Very, very poor packaging. I found heating the oil in a water bath made it easier to apply.


----------



## RogerP (19 Dec 2011)

woodpig":342xojv5 said:


> It's this tin:
> http://www.amazon.co.uk/Osmo-Door-Oil-H ... 273&sr=8-1
> It's a difficult to open screw plastic cap which screws onto a plastic thread pushed into the top of the tin. Once opened and used the two plastic parts virtually weld together.
> Very, very poor packaging. I found heating the oil in a water bath made it easier to apply.

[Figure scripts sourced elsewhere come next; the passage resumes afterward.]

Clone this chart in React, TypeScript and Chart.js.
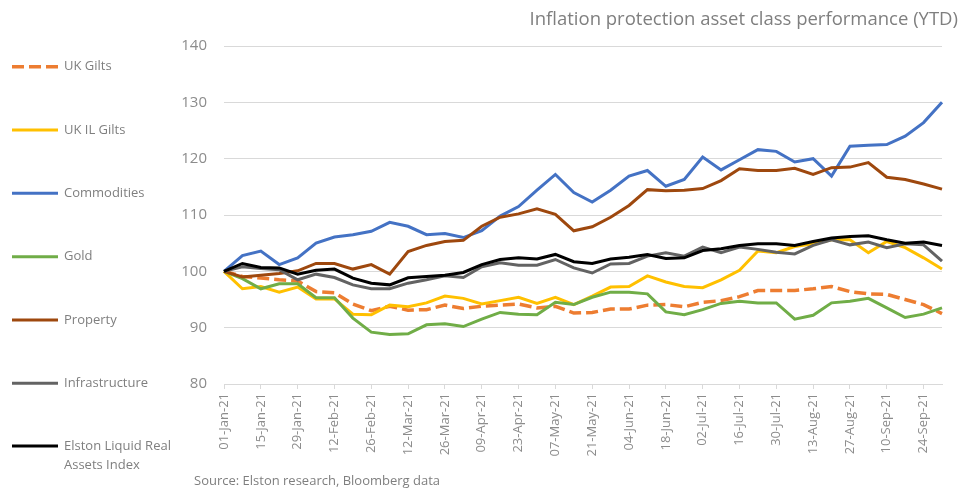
import React, { useEffect, useRef } from "react";
import { Chart, registerables } from "chart.js";

Chart.register(...registerables);

const dates: string[] = [
  "01-Jan-21", "08-Jan-21", "15-Jan-21", "22-Jan-21", "29-Jan-21", "05-Feb-21", "12-Feb-21", "19-Feb-21",
  "26-Feb-21", "05-Mar-21", "12-Mar-21", "19-Mar-21", "26-Mar-21", "02-Apr-21", "09-Apr-21", "16-Apr-21",
  "23-Apr-21", "30-Apr-21", "07-May-21", "14-May-21", "21-May-21", "28-May-21", "04-Jun-21", "11-Jun-21",
  "18-Jun-21", "25-Jun-21", "02-Jul-21", "09-Jul-21", "16-Jul-21", "23-Jul-21", "30-Jul-21", "06-Aug-21",
  "13-Aug-21", "20-Aug-21", "27-Aug-21", "03-Sep-21", "10-Sep-21", "17-Sep-21", "24-Sep-21", "01-Oct-21",
];

const ukGilts: number[] = [
  100, 99.1, 98.8, 98.5, 98.3, 96.4, 96.2, 94.2, 93.0, 93.8, 93.1, 93.2, 94.0, 93.4, 93.8, 94.0, 94.2, 93.5, 93.8, 92.6,
  92.7, 93.3, 93.3, 94.0, 94.1, 93.7, 94.5, 94.8, 95.5, 96.6, 96.6, 96.6, 96.9, 97.3, 96.4, 96.0, 95.9, 95.0, 94.1, 92.5,
];
const ukILGilts: number[] = [
  100, 96.9, 97.3, 96.3, 97.2, 95.1, 95.1, 92.4, 92.3, 94.0, 93.7, 94.4, 95.6, 95.2, 94.2, 94.8, 95.4, 94.3, 95.4, 94.1,
  95.6, 97.2, 97.3, 99.2, 98.1, 97.3, 97.1, 98.5, 100.2, 103.6, 103.3, 104.4, 104.9, 105.6, 105.6, 103.3, 105.3, 104.2, 102.4, 100.4,
];
const commodities: number[] = [
  100, 102.8, 103.6, 101.2, 102.4, 105.0, 106.1, 106.5, 107.1, 108.7, 108.0, 106.5, 106.7, 106.0, 107.2, 109.8, 111.5, 114.4, 117.2, 114.0,
  112.3, 114.4, 116.9, 117.9, 115.1, 116.3, 120.3, 118.0, 119.8, 121.6, 121.3, 119.4, 120.0, 116.9, 122.2, 122.4, 122.5, 124.0, 126.4, 130.0,
];
const gold: number[] = [
  100, 98.7, 96.9, 97.8, 97.8, 95.3, 95.3, 91.7, 89.2, 88.8, 88.9, 90.5, 90.7, 90.2, 91.5, 92.7, 92.4, 92.3, 94.5, 94.1,
  95.4, 96.3, 96.3, 96.0, 92.8, 92.3, 93.2, 94.3, 94.7, 94.4, 94.4, 91.5, 92.2, 94.4, 94.7, 95.2, 93.5, 91.8, 92.4, 93.5,
];
const property: number[] = [
  100, 99.0, 99.3, 99.6, 100.1, 101.4, 101.4, 100.4, 101.2, 99.5, 103.5, 104.6, 105.3, 105.5, 108.0, 109.6, 110.2, 111.1, 110.1, 107.2,
  107.9, 109.6, 111.7, 114.5, 114.3, 114.4, 114.7, 116.1, 118.2, 117.9, 117.9, 118.3, 117.2, 118.4, 118.5, 119.3, 116.7, 116.3, 115.5, 114.6,
];
const infrastructure: number[] = [
  100, 100.8, 100.5, 100.3, 98.5, 99.5, 98.9, 97.6, 96.9, 96.9, 97.9, 98.5, 99.2, 98.9, 100.8, 101.5, 101.1, 101.1, 102.1, 100.6,
  99.7, 101.3, 101.4, 102.7, 103.3, 102.7, 104.3, 103.3, 104.3, 103.9, 103.4, 103.1, 104.6, 105.6, 104.7, 105.2, 104.2, 104.9, 104.7, 101.8,
];
const elston: number[] = [
  100, 101.4, 100.7, 100.6, 99.5, 100.2, 100.4, 98.8, 97.9, 97.6, 98.85, 99.1, 99.3, 99.8, 101.2, 102.1, 102.4, 102.2, 103.0, 101.7,
  101.4, 102.2, 102.5, 103.0, 102.3, 102.4, 103.7, 104.0, 104.6, 104.9, 104.9, 104.6, 105.3, 105.9, 106.2, 106.3, 105.6, 105.0, 105.2, 104.6,
];

const seriesNames: string[] = [
  "UK Gilts", "UK IL Gilts", "Commodities", "Gold", "Property", "Infrastructure", "Elston Liquid Real Assets Index",
];
const seriesColors: string[] = ["#ED7D31", "#FFC000", "#4472C4", "#70AD47", "#9E480E", "#636363", "#000000"];
const seriesData: number[][] = [ukGilts, ukILGilts, commodities, gold, property, infrastructure, elston];

const yTicks: number[] = [80, 90, 100, 110, 120, 130, 140];

const titleText = "Inflation protection asset class performance (YTD)";
const sourceText = "Source: Elston research, Bloomberg data";

const FONT = "'Open Sans', 'Noto Sans', sans-serif";
const TEXT_GREY = "#7f7f7f";

const legendPlugin = {
  id: "sideLegend",
  afterDraw(chart: any) {
    const ctx = chart.ctx as CanvasRenderingContext2D;
    ctx.save();
    const legendY = [66.7, 130, 193.3, 256.7, 320, 383.3, 446];
    seriesNames.forEach((name, i) => {
      const y = legendY[i];
      ctx.beginPath();
      ctx.strokeStyle = seriesColors[i];
      ctx.lineWidth = i === 0 ? 3.5 : 3;
      ctx.setLineDash(i === 0 ? [12, 5] : []);
      ctx.moveTo(12, y);
      ctx.lineTo(58, y);
      ctx.stroke();
      ctx.setLineDash([]);
      ctx.fillStyle = TEXT_GREY;
      ctx.font = `13px ${FONT}`;
      ctx.textAlign = "left";
      ctx.textBaseline = "middle";
      if (i === 6) {
        ctx.fillText("Elston Liquid Real", 64, y);
        ctx.fillText("Assets Index", 64, y + 19);
      } else {
        ctx.fillText(name, 64, y);
      }
    });
    ctx.font = `18.5px ${FONT}`;
    ctx.textAlign = "right";
    ctx.textBaseline = "middle";
    ctx.fillText(titleText, 958, 20);
    ctx.font = `13px ${FONT}`;
    ctx.textAlign = "left";
    ctx.fillText(sourceText, 194, 481);
    ctx.restore();
  },
};

export default function App() {
  const canvasRef = useRef<HTMLCanvasElement | null>(null);

  useEffect(() => {
    if (!canvasRef.current) return;
    const chart = new Chart(canvasRef.current, {
      type: "line",
      data: {
        labels: dates,
        datasets: seriesNames.map((name, i) => ({
          label: name,
          data: seriesData[i],
          borderColor: seriesColors[i],
          backgroundColor: seriesColors[i],
          borderWidth: i === 0 ? 3.5 : 3,
          borderDash: i === 0 ? [12, 5] : [],
          pointRadius: 0,
          tension: 0,
          fill: false,
          order: 6 - i,
        })),
      },
      options: {
        animation: false,
        responsive: true,
        maintainAspectRatio: false,
        layout: { padding: { left: 160, right: 24, top: 46, bottom: 0 } },
        plugins: {
          legend: { display: false },
          title: { display: false },
          tooltip: { enabled: false },
        },
        scales: {
          x: {
            type: "category",
            offset: false,
            border: { display: true, color: "#d9d9d9", width: 1 },
            grid: {
              drawOnChartArea: false,
              drawTicks: true,
              tickLength: 5,
              tickColor: "#d9d9d9",
            },
            ticks: {
              autoSkip: false,
              minRotation: 90,
              maxRotation: 90,
              padding: 4,
              color: "#8c8c8c",
              font: { family: FONT, size: 13 },
              callback: (_v: any, idx: number) => (idx % 2 === 0 ? dates[idx] : null),
            },
            afterFit: (s: any) => {
              s.height = 106;
            },
          },
          y: {
            min: yTicks[0],
            max: yTicks[yTicks.length - 1],
            border: { display: false },
            grid: { color: "#d9d9d9", lineWidth: 1, drawTicks: false },
            afterBuildTicks: (s: any) => {
              s.ticks = yTicks.map((v) => ({ value: v }));
            },
            ticks: {
              padding: 17,
              color: "#8c8c8c",
              font: { family: FONT, size: 15 },
            },
            afterFit: (s: any) => {
              s.width = 64;
            },
          },
        },
      },
      plugins: [legendPlugin],
    });
    return () => chart.destroy();
  }, []);

  return (
    <div style={{ position: "absolute", left: 0, top: 0, width: 966, height: 490, background: "#fff" }}>
      <canvas ref={canvasRef} />
    </div>
  );
}
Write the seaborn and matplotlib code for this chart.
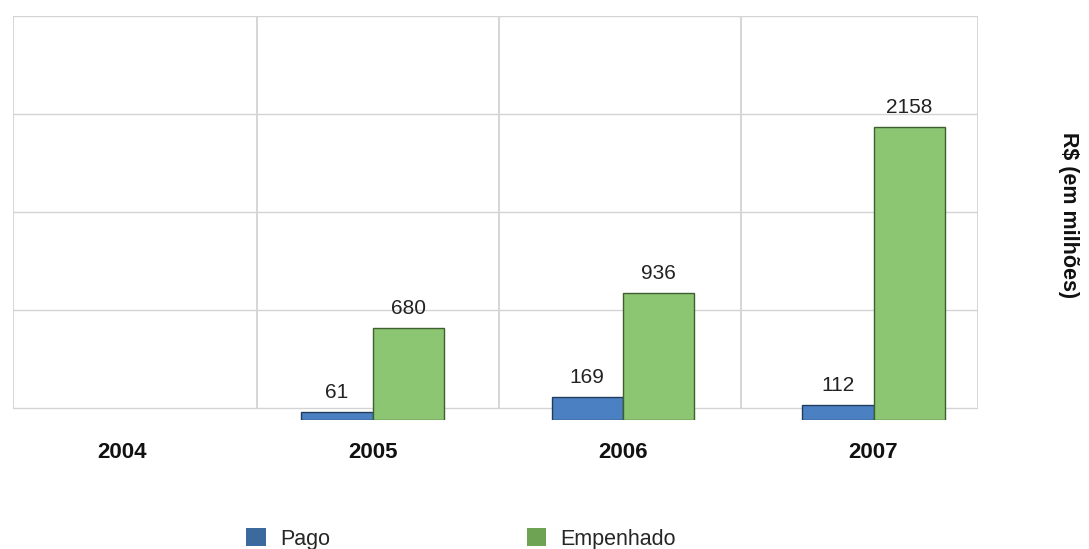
import numpy as np
import pandas as pd
import matplotlib
matplotlib.use("Agg")
import matplotlib.pyplot as plt
import matplotlib.patches as mpatches
import seaborn as sns

# ── Data ────────────────────────────────────────────────────────────────
years     = ["2004", "2005", "2006", "2007"]
pago      = [np.nan, 61, 169, 112]
empenhado = [np.nan, 680, 936, 2158]
series    = ["Pago", "Empenhado"]

df = pd.DataFrame({
    "ano":   years * 2,
    "serie": ["Pago"] * len(years) + ["Empenhado"] * len(years),
    "valor": pago + empenhado,
})

BAR_COLORS    = {"Pago": "#4B80C2", "Empenhado": "#8DC673"}
EDGE_COLORS   = {"Pago": "#243B5C", "Empenhado": "#3E5F2E"}
LEGEND_COLORS = {"Pago": "#3D6A9E", "Empenhado": "#6EA353"}

sns.set_theme(style="white")
plt.rcParams["font.family"] = ["Liberation Sans", "DejaVu Sans"]

W, H = 1089, 549
fig = plt.figure(figsize=(W / 100, H / 100), dpi=100)
ax = fig.add_axes([13 / W, 129 / H, 965 / W, 404 / H])

sns.barplot(data=df, x="ano", y="valor", hue="serie", order=years,
            hue_order=series, palette=BAR_COLORS, width=0.57,
            ax=ax, legend=False, saturation=1)

for cont, s in zip(ax.containers, series):
    for p in cont.patches:
        p.set_edgecolor(EDGE_COLORS[s])
        p.set_linewidth(1.0)
    labels = ["" if np.isnan(v) else f"{int(v)}" for v in cont.datavalues]
    ax.bar_label(cont, labels=labels, padding=7, fontsize=15, color="#222222")

# category spacing is a bit wider than the back-wall grid (3D look)
px_per_cat = 250.5
ax.set_xlim(-(122 - 13) / px_per_cat, (978 - 122) / px_per_cat)

# back-wall grid: horizontal lines + vertical panel lines
grid_vals = [88, 810, 1532, 2254, 2975]
ax.set_ylim(0, 2975)
ax.set_yticks(grid_vals)
ax.set_yticklabels([])
ax.yaxis.grid(True, color="#d4d4d4", linewidth=1.0)
ax.set_axisbelow(True)
wall_x = [(x - 13) / 965 for x in (13, 257, 499, 741, 978)]
ax.vlines(wall_x, 88 / 2975, 1, transform=ax.transAxes,
          color="#cfcfcf", linewidth=1.2, zorder=0)

for sp in ax.spines.values():
    sp.set_visible(False)

ax.tick_params(axis="both", length=0)
ax.tick_params(axis="x", pad=16)
for lab in ax.get_xticklabels():
    lab.set_fontweight("bold")
    lab.set_fontsize(16)
    lab.set_color("#111111")
ax.set_xlabel("")
ax.set_ylabel("")

fig.text(1068 / W, 1 - 215 / H, "R$ (em milhões)", rotation=270,
         ha="center", va="center", fontsize=15.5, fontweight="bold",
         color="#111111")

handles = [mpatches.Patch(facecolor=LEGEND_COLORS[s], edgecolor="none", label=s)
           for s in series]
fig.legend(handles=handles, loc="center", bbox_to_anchor=(461 / W, 10 / H),
           ncol=2, frameon=False, fontsize=15.5, handlelength=0.9,
           handleheight=0.9, handletextpad=0.65, columnspacing=9.15,
           borderpad=0)

fig.savefig("out.png", dpi=100)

They even show off the horror in their ads


----------



## woodpig (19 Dec 2011)

You can't see it in the picture but that red cap has a couple of "security" tabs you have to press in so it is not very easy to get off in the first place.
Luckily you can rip the whole lot from the tin once it gets "welded" by the contents. You may need another container of course if you have some left over.


----------